### [TASK TO CARRY OUT]
From the listing that follows, output everything exactly except the pictures.

### [DATASET RECORDS]
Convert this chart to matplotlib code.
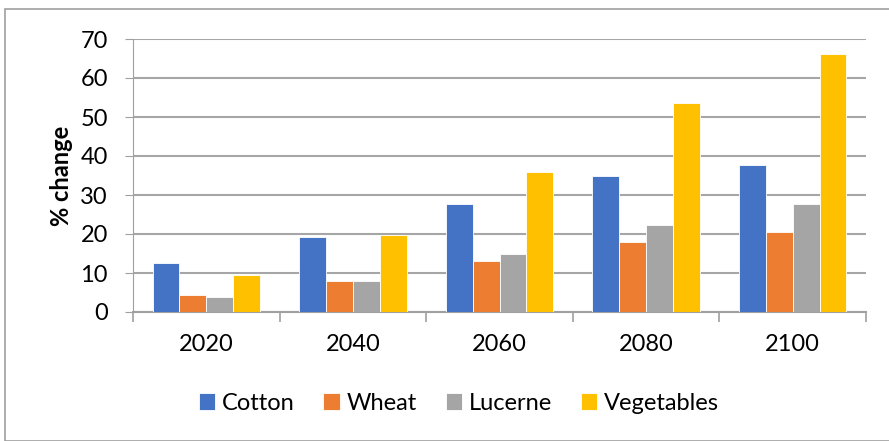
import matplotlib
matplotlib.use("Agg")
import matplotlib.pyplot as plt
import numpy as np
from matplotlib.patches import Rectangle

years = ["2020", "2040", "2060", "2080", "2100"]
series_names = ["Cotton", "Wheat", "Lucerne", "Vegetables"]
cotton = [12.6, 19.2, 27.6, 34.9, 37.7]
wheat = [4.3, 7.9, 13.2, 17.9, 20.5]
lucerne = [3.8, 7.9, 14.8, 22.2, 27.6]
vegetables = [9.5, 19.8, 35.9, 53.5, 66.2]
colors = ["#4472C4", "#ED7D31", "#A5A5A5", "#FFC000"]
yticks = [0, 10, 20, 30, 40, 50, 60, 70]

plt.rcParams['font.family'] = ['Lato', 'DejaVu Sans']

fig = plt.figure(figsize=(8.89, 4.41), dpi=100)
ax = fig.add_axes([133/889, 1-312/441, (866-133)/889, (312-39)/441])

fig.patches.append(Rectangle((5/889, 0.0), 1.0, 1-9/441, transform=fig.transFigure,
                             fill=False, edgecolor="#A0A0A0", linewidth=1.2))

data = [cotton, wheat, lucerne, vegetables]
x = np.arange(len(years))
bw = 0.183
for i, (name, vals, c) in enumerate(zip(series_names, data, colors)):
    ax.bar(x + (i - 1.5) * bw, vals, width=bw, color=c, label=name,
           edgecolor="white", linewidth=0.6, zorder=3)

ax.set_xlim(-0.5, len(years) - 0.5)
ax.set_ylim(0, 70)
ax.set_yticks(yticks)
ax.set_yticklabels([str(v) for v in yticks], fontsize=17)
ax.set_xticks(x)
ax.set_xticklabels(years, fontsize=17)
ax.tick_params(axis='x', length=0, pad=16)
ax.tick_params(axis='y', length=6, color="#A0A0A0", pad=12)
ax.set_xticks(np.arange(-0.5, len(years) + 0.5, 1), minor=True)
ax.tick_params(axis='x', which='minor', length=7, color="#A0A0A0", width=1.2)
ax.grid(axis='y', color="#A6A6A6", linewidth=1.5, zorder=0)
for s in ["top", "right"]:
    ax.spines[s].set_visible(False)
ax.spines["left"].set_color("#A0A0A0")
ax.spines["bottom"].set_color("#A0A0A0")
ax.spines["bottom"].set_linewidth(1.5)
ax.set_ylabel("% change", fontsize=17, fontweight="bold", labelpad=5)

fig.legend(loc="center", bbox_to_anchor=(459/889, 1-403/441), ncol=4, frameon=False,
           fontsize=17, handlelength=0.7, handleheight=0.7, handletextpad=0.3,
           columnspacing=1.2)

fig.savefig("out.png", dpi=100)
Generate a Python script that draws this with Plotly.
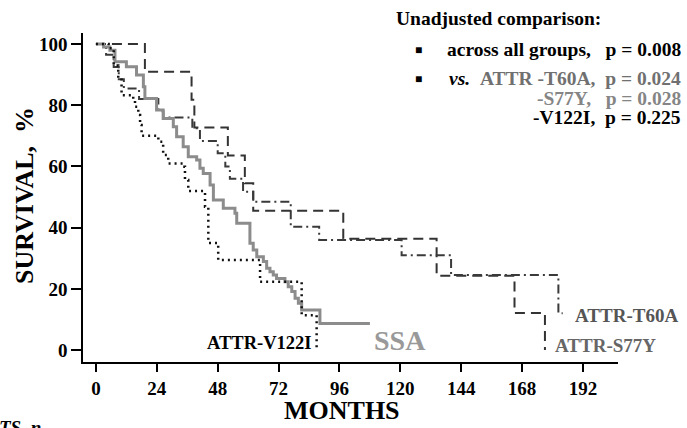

### [RESPONSE FOR THIS EXERCISE]
Convert this chart to matplotlib code.
import matplotlib
matplotlib.use("Agg")
import matplotlib.pyplot as plt
import numpy as np
from matplotlib.patches import Rectangle

years = ["2020", "2040", "2060", "2080", "2100"]
series_names = ["Cotton", "Wheat", "Lucerne", "Vegetables"]
cotton = [12.6, 19.2, 27.6, 34.9, 37.7]
wheat = [4.3, 7.9, 13.2, 17.9, 20.5]
lucerne = [3.8, 7.9, 14.8, 22.2, 27.6]
vegetables = [9.5, 19.8, 35.9, 53.5, 66.2]
colors = ["#4472C4", "#ED7D31", "#A5A5A5", "#FFC000"]
yticks = [0, 10, 20, 30, 40, 50, 60, 70]

plt.rcParams['font.family'] = ['Lato', 'DejaVu Sans']

fig = plt.figure(figsize=(8.89, 4.41), dpi=100)
ax = fig.add_axes([133/889, 1-312/441, (866-133)/889, (312-39)/441])

fig.patches.append(Rectangle((5/889, 0.0), 1.0, 1-9/441, transform=fig.transFigure,
                             fill=False, edgecolor="#A0A0A0", linewidth=1.2))

data = [cotton, wheat, lucerne, vegetables]
x = np.arange(len(years))
bw = 0.183
for i, (name, vals, c) in enumerate(zip(series_names, data, colors)):
    ax.bar(x + (i - 1.5) * bw, vals, width=bw, color=c, label=name,
           edgecolor="white", linewidth=0.6, zorder=3)

ax.set_xlim(-0.5, len(years) - 0.5)
ax.set_ylim(0, 70)
ax.set_yticks(yticks)
ax.set_yticklabels([str(v) for v in yticks], fontsize=17)
ax.set_xticks(x)
ax.set_xticklabels(years, fontsize=17)
ax.tick_params(axis='x', length=0, pad=16)
ax.tick_params(axis='y', length=6, color="#A0A0A0", pad=12)
ax.set_xticks(np.arange(-0.5, len(years) + 0.5, 1), minor=True)
ax.tick_params(axis='x', which='minor', length=7, color="#A0A0A0", width=1.2)
ax.grid(axis='y', color="#A6A6A6", linewidth=1.5, zorder=0)
for s in ["top", "right"]:
    ax.spines[s].set_visible(False)
ax.spines["left"].set_color("#A0A0A0")
ax.spines["bottom"].set_color("#A0A0A0")
ax.spines["bottom"].set_linewidth(1.5)
ax.set_ylabel("% change", fontsize=17, fontweight="bold", labelpad=5)

fig.legend(loc="center", bbox_to_anchor=(459/889, 1-403/441), ncol=4, frameon=False,
           fontsize=17, handlelength=0.7, handleheight=0.7, handletextpad=0.3,
           columnspacing=1.2)

fig.savefig("out.png", dpi=100)
Generate a Python script that draws this with Plotly.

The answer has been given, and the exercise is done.